The Equal Rights Amendment supports equality in matters of divorce, property and employment. 

Virgina has become the 38th state to ratify the Equal Rights Amendment as of 2020. The U.S House has also voted to remove the deadline for ratification of the amendment in hopes of reviving it. 

Karisa Rodeghiero, a Michigan State University junior, recently decided to pursue a minor in Women and Gender Studies to seek political justice for the LGBTQ community. 

Rodeghiero said, “the Equal Rights Amendment would cover aspects of discrimination agasint the LGBTQ community rather than the current protection of Title Nine. The laws being created today do not actually reflect what different LBGTQ communities go through, especially people of color.”
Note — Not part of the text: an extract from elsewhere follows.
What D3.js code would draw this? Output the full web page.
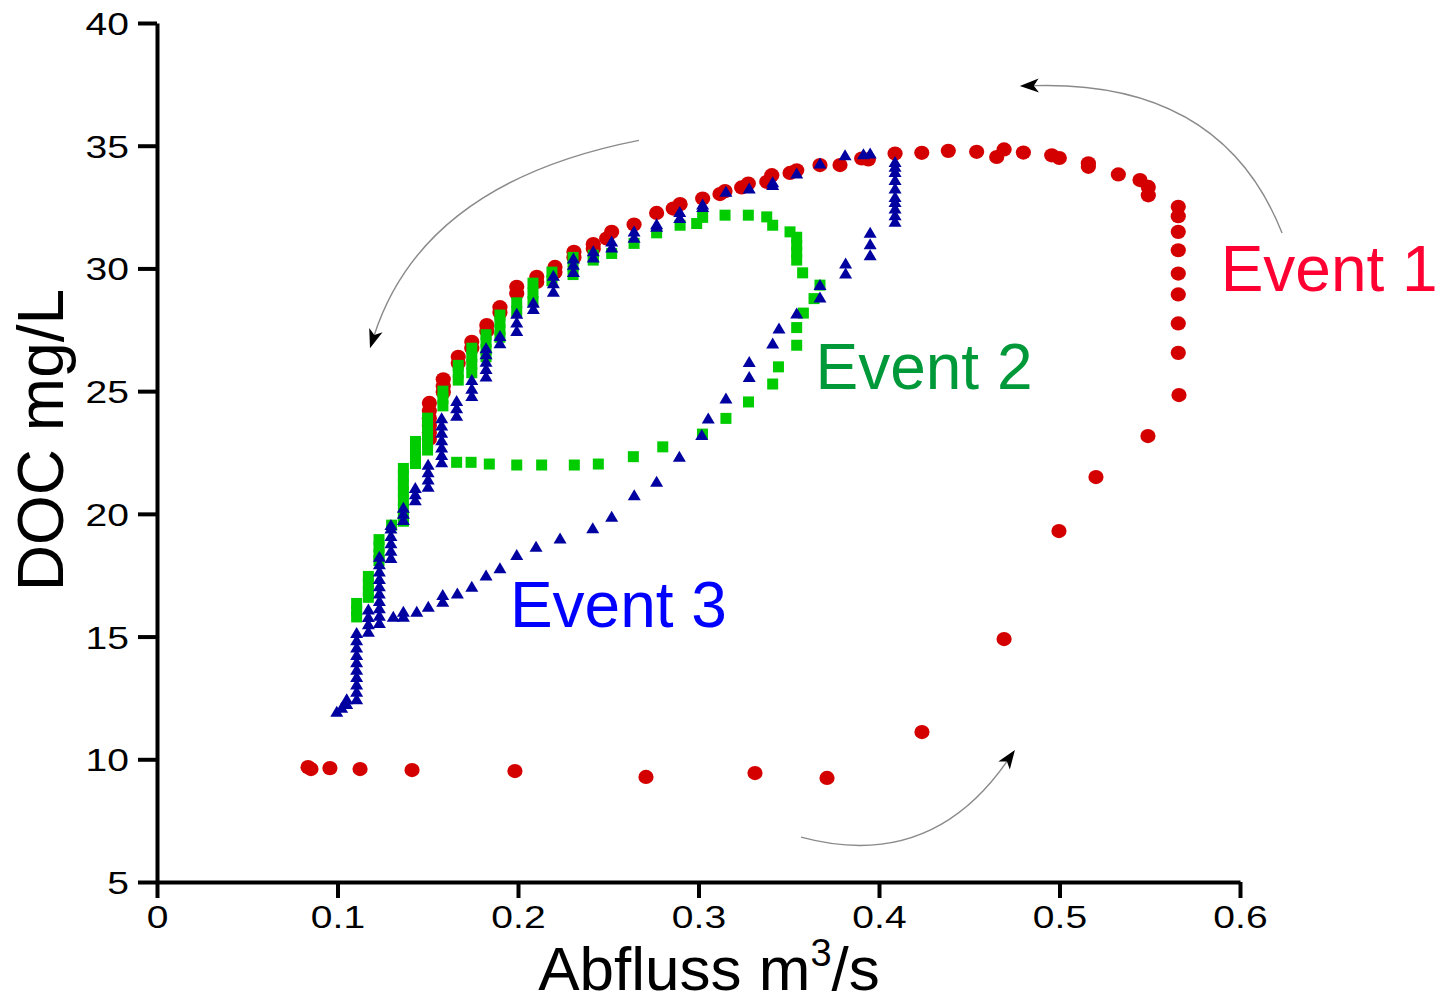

Karisa Rodeghiero, Michigan State University student

Michigan State University student and Kappa Delta sorority member Sydney Millis, focuses on empowering women and creating a fair atmosphere.

Millis said instilling values such as confidence in women is important, especially with young kids growing up to believe they can do anything. Seeing women in politics is just as important, and the day we elect a woman president will be a milestone in our society. 

As an advocant for the LGBTQ community, Millis believes not only in equal rights for women, but in equal rights for all.

“In terms of equal pay and being considered fairly for a job, an Equal Rights Amendment would not only be required by law, but would emphasize that the LGBTQ community is not inferior and deserve the same opportunities,” said Millis. “I am a packaging major, which is predominantly a male industry, and I want to look forward to my career knowing I will be taken seriously.”